Since Hunan Province is located in southern China, the greatest challenge was to obtain images with little or no cloud data that covered the whole province. To reduce the effects of clouds and noise on the images, we used three masking methods. To reduce or even eliminate the holes caused by the masks on the images, we processed a total of 3150 images and extracted the median values of the overlapping image parts. As all the sample plots were in a relatively homogeneous forest environment (at least within 30 m of the sample plot boundary is homogeneous), the sample plots vector file was used to extract the mean values of the spanned pixels. Through this method, high-quality remote sensing data for southern China can be effectively obtained, and the potential of using Sentinel-2 to map the FSV in southern China is increased. Such a potential is truly important in southern China, where forest plantations grow rapidly in order to meet the demand for wood products, and for ecological protection [
109]. The dates of the selected remote sensing image are mainly based on two considerations. First, the trees in the forest grow slowly in one year. The difference between the acquisition time of the sample plot data and the remote sensing data is less than one year, which has little effect on the results. In addition, we also use the median value of the two-year growing season to reduce this effect. Furthermore, we consider that the spectral information between May and October is better, but the image in one year could not cover the entirety of Hunan Province, so we chose to use the data for two year periods.

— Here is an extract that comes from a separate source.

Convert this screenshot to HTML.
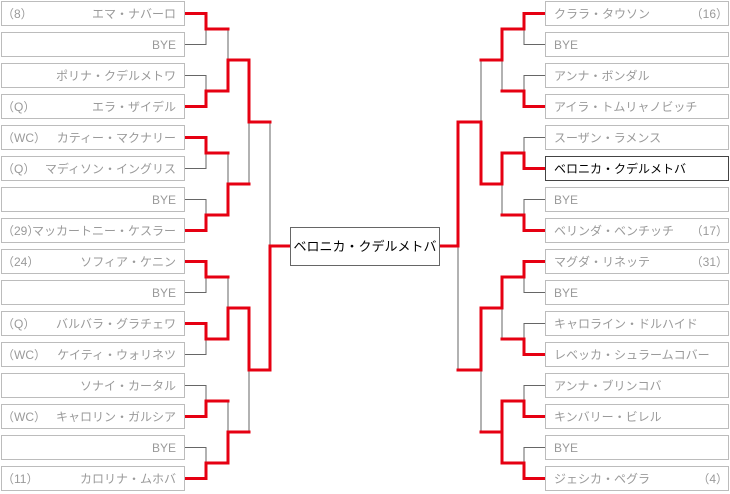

Although our prediction results were good, some limitations of the study should be noted. The first are the limitations of the Sentinel-2 Level-1C TOA data. While three mask steps were used to process the Sentinel-2 Level-1C TOA data, this approach could not eliminate the bidirectional reflectance effects from changing the sun–sensor–surface geometries between the acquisitions. Further processing steps that transform the TOA data to bottom-of-atmosphere (BOA) surface data would improve the results; however, the GEE platform did not offer an online tool for this purpose. The local tools that can convert large-scale Sentinel-2 TOA data to BOA data are limited. According to Hird et al. [
57], although the TOA data were used, the annual composites of Sentinel-2 input variables would suffice to minimize the bidirectional effects to an acceptable degree. In this study, since approximately two years of Sentinel-2 data were used to extract the band characteristics and vegetation indices, it would be acceptable for this purpose. The second limitation is the modeling algorithm. Although the RF algorithm has been proven to exhibit outstanding performance, the phenomena of the underestimation of high values and the overestimation of low values always exists. The innovation of the algorithms to solve this problem will be a future research direction. The third limitation is the value distribution of the sample data. Although we conducted data transformation, this approach still cannot avoid the modeling bias caused by the uneven distribution of the data values of the sample. The fourth limitation is that not all the data analysis work can be implemented on the GEE platform. Due to the lack of some regression functions, we had to use the R software for auxiliary analyses, which seriously reduced the efficiency of the data analysis. As the Sentinel-2 BOA data are being continuously processed and uploaded to the GEE platform, we believe that the global data products will soon be available on the GEE platform. At the same time, we also noticed the good performance of deep learning algorithms in forest variable estimations [
110]. Based on these limitations, we suggest using Sentinel-2 BOA data, deep learning algorithms, and more reasonable sample plot data to conduct FSV estimation research in the future.